United States assistance to Iran in the 1950s was quite different than the superpower’s assistance to Taiwan, America’s bulwark against communism in the Far East.
Taipei received four times as much aid as Iran and was buffered from invasion from the mainland Chinese by the physical presence of the US Seventh Fleet.
In contrast, the US continued to believe that the threat to Iran came from within its own borders, citing the country’s politically unrepresentative regime and its unsound economy.
Although Taiwan’s regime was less representative than Iran’s during the 1950s and the US was pressuring the Taipei government for land and other reforms, the Taiwanese economy had improved over the course of the decade and was thought to be poised for “take-off.”
Officially, the US persisted in its belief that any American involvement should be predicated solely on avoiding a communist takeover.
In reality, US Senator Hubert Humphrey argued:
Do you know what the head of the Iranian Army told one of our people. He said the Army was in good shape, thanks to US aid — it was now capable of coping with the civilian population. That Army isn’t going to fight the Russians. It’s planning to fight the Iranian people.
As in Taipei, American advisory teams pressured for reform in order to strengthen Iran and subdue internal opposition. This insistence bolstered the domestic forces critical of the shah who were obsessed with the appearance of outside interference and who overestimated Washington’s influence on the regime.
Misperception of US motives behind the move for internal change led many to ignore the fact that the US cared about Iran’s domestic politics only so far as they impacted the superpower’s own national interest.
In the context of American grand strategy, this meant ensuring a strong Iran that would not be destroyed from within. This objective clashed with the understanding of the shah’s opponents and with the shah’s own interpretation of development and security.
Like Chiang Kai-shek, the shah regarded political independence and territorial integrity as his overriding external goal.
However, unlike Chiang Kai-shek, he was not willing to make demands of his own citizens, remaining reluctant to tax the wealthy and, instead, taxing the staples of peasant and working class diets.
While the shah articulated a need for social and economic reform, he assumed that “the root cause of Iran’s inadequate freedom of action in world politics as well as its domestic social, economic, and political problems was insecurity.”
This thinking posed a problem for Iran’s relationship with the United States since, unlike the case of Taipei, the US was not convinced that Iran faced imminent physical threat.
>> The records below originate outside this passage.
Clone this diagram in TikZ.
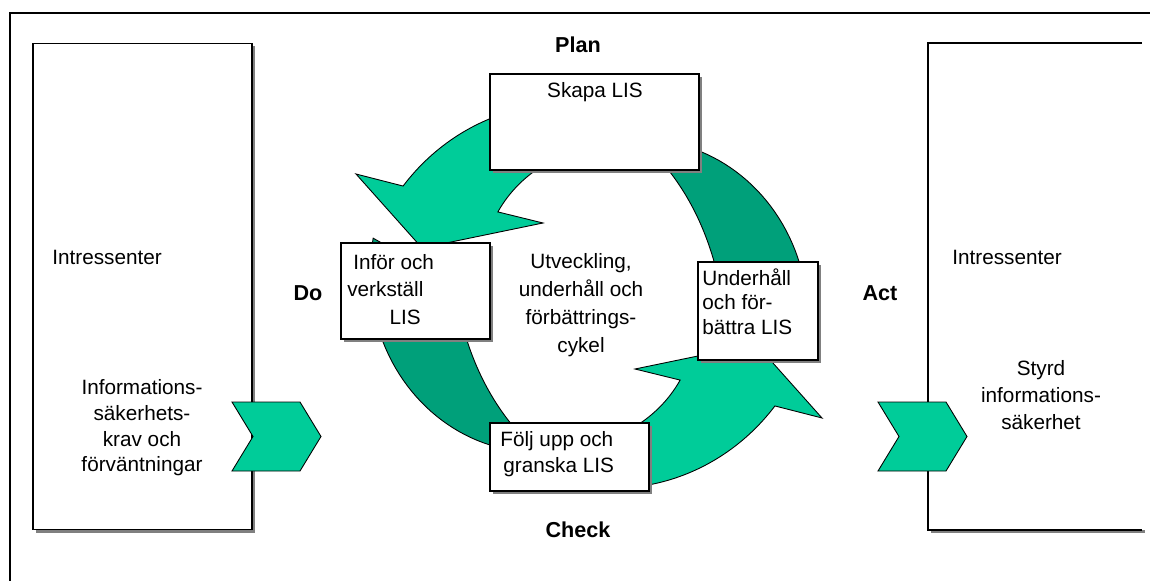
\documentclass[tikz,border=0pt]{standalone}
\usepackage{fontspec}
\setmainfont{Liberation Sans}
\usetikzlibrary{shadows}
\definecolor{cycLight}{RGB}{0,204,153}
\definecolor{cycDark}{RGB}{0,160,122}
\definecolor{boxShadow}{RGB}{128,128,128}

\begin{document}
\begin{tikzpicture}
        % 坐标单位: 1 = 一个像素, y 轴向下
        [x=0.02cm, y=-0.02cm,
        boxNode/.style={rectangle, draw=black, fill=white, line width=0.6pt, inner sep=0pt,
                general shadow={fill=boxShadow, shadow xshift=1.7pt, shadow yshift=-1.7pt}},
        txtNode/.style={font=\fontsize{11.8}{#1}\selectfont, inner sep=0pt},
        txtNode/.default=14.8pt,
        lblNode/.style={font=\bfseries\fontsize{12.3}{14}\selectfont, inner sep=0pt},
        lightArc/.style={fill=cycLight, draw=black, line width=0.5pt},
        darkArc/.style={fill=cycDark, draw=black, line width=0.5pt}]

        \useasboundingbox (0,0) rectangle (1150,581);

        % 外框 (只有上边和左边)
        \draw[line width=1.1pt] (10,581) -- (10,13) -- (1150,13);

        % 左边的大框
        \node[boxNode, minimum width=4.38cm, minimum height=9.74cm] (leftBox) at (142.5,286.5) {};
        % 右边的大框, 右边缘被裁掉
        \fill[white] (928,43) rectangle (1142,530);
        \fill[boxShadow] (931,530) rectangle (1145,533);
        \draw[line width=0.6pt] (1142,43) -- (928,43) -- (928,530) -- (1142,530);

        % 输入和输出箭头
        \foreach \cx in {232,878}
            \draw[lightArc] (\cx,402) -- ++(68,0) -- ++(21,34.5) -- ++(-21,34.5) -- ++(-68,0) -- ++(21,-34.5) -- cycle;

        % 深色弧 (左边一条, 旋转180度得到右边一条), 圆心 (589,296)
        \foreach \rot in {0,180}
            \draw[darkArc, rotate around={\rot:(589,296)}]
                plot[domain=195:118, samples=40, variable=\t]
                    ({589+(180+0.62*(\t-124.8)+0.004*(\t-124.8)*(194.7-\t))*cos(\t)},
                     {296+(180+0.62*(\t-124.8)+0.004*(\t-124.8)*(194.7-\t))*sin(\t)})
                -- plot[domain=115:185, samples=40, variable=\t]
                    ({589+(130-0.518*(\t-158.8)-0.011*(\t-122.1)*(158.8-\t))*cos(\t)},
                     {296+(130-0.518*(\t-158.8)-0.011*(\t-122.1)*(158.8-\t))*sin(\t)})
                -- cycle;

        % 浅色弧形箭头 (上面一条, 旋转180度得到下面一条)
        \foreach \rot in {0,180}
            \draw[lightArc, rotate around={\rot:(589,296)}]
                plot[domain=-100:-149.4, samples=40, variable=\t]
                    ({589+(204-0.427*(\t+121.3))*cos(\t)}, {296+(204-0.427*(\t+121.3))*sin(\t)})
                -- (356,174) -- (422,248) -- (543,223)
                -- plot[domain=-137.3:-100, samples=40, variable=\t]
                    ({589+(124+0.518*(\t+137.3))*cos(\t)}, {296+(124+0.518*(\t+137.3))*sin(\t)})
                -- cycle;

        % 循环上的四个框
        \node[boxNode, minimum width=4.18cm, minimum height=1.92cm] (planBox) at (594.5,122) {};
        \node[boxNode, minimum width=2.98cm, minimum height=1.92cm] (doBox) at (415.5,291) {};
        \node[boxNode, minimum width=2.4cm, minimum height=1.96cm] (actBox) at (758,311) {};
        \node[boxNode, minimum width=3.18cm, minimum height=1.36cm] (checkBox) at (569.5,457) {};

        % 框内文字
        \node[txtNode] (planTxt) at (595,92) {Skapa LIS};
        \node[txtNode=15.6pt, anchor=west, align=left] (doTxt) at (347,289.5)
            {\hspace*{3.4pt}Inför och\\verkställ\\\hspace*{24pt}LIS};
        \node[txtNode=13.9pt, anchor=west, align=left] (actTxt) at (702,301.5)
            {Underhåll\\och för-\\bättra LIS};
        \node[txtNode=14.7pt, anchor=west, align=left] (checkTxt) at (500,454)
            {Följ upp och\\\hspace*{1.7pt}granska LIS};
        \node[txtNode=15.9pt, align=center] (cycTxt) at (581,305)
            {Utveckling,\\underhåll och\\förbättrings-\\cykel};

        % 左右两边的说明文字
        \node[txtNode, anchor=west] (leftIntr) at (52,257) {Intressenter};
        \node[txtNode=14.6pt, align=center] (leftKrav) at (142,428)
            {Informations-\\säkerhets-\\krav och\\förväntningar};
        \node[txtNode, anchor=west] (rightIntr) at (952,257) {Intressenter};
        \node[txtNode=15.3pt, align=center] (rightStyrd) at (1041,395)
            {Styrd\\informations-\\säkerhet};

        % PDCA 标签
        \node[lblNode] (planLbl) at (578,45) {Plan};
        \node[lblNode] (doLbl) at (308,293) {Do};
        \node[lblNode] (checkLbl) at (578,530) {Check};
        \node[lblNode] (actLbl) at (880,293) {Act};
    \end{tikzpicture}
\end{document}
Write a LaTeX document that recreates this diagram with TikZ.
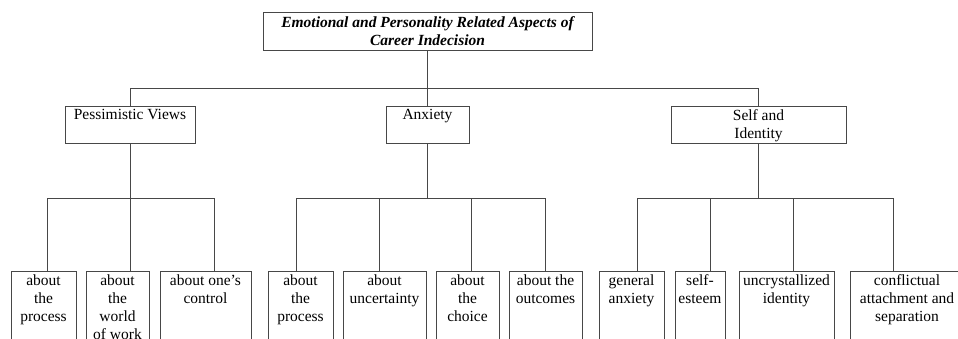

It expected Iran to spend more of its own resources to fund its military and to pay for its economic and social development.
The shah, in contrast, was not willing to accept lesser amounts of assistance that other US allies, even given his country’s oil resources.
Since the monarch’s concept of security was defined primarily in military terms, the strengthening of the Iranian armed forces remained his highest priority. Instead of targeting his country’s oil revenues for widespread development projects, the shah chose to further strengthen his armed forces.
The shah’s action was consistent with his argument that security was the “first essential for advancement. Freedom-loving peoples forget — but the Communist powers never forget — that most of the world’s economically underdeveloped countries are also militarily underdeveloped.”
Unlike the case of Taipei, however, where a strong military dictator had absolute control over the population, where there was no legacy of democracy, and where political opposition was considered a national security threat because of perceived imminent danger from the mainland, the shah faced constant domestic criticism over his relationship with the US and his security objectives.
While American policy approaches were consistently applied in the two cases, the results were quite different.
By the onset of the 1960s, Taipei was an American-influenced city poised on the brink of unrivaled economic ‘take-off.’
In Isfahan, on the other hand, the US role was hotly contested.
As the 1950s ended, one scholar (James Bill) stated:
During the last decade . . . ., the United States had furnished Iran more than a billion dollars in economic and military aid. Like it or not, justly or unjustly, this has served to identify the United States with the Shah’s regime, together with the responsibility for what that regime has done, or failed to do. Also, however unjustly, popular opinion holds that the sums have been wasted as far as helpin the common people of Iran is concerned.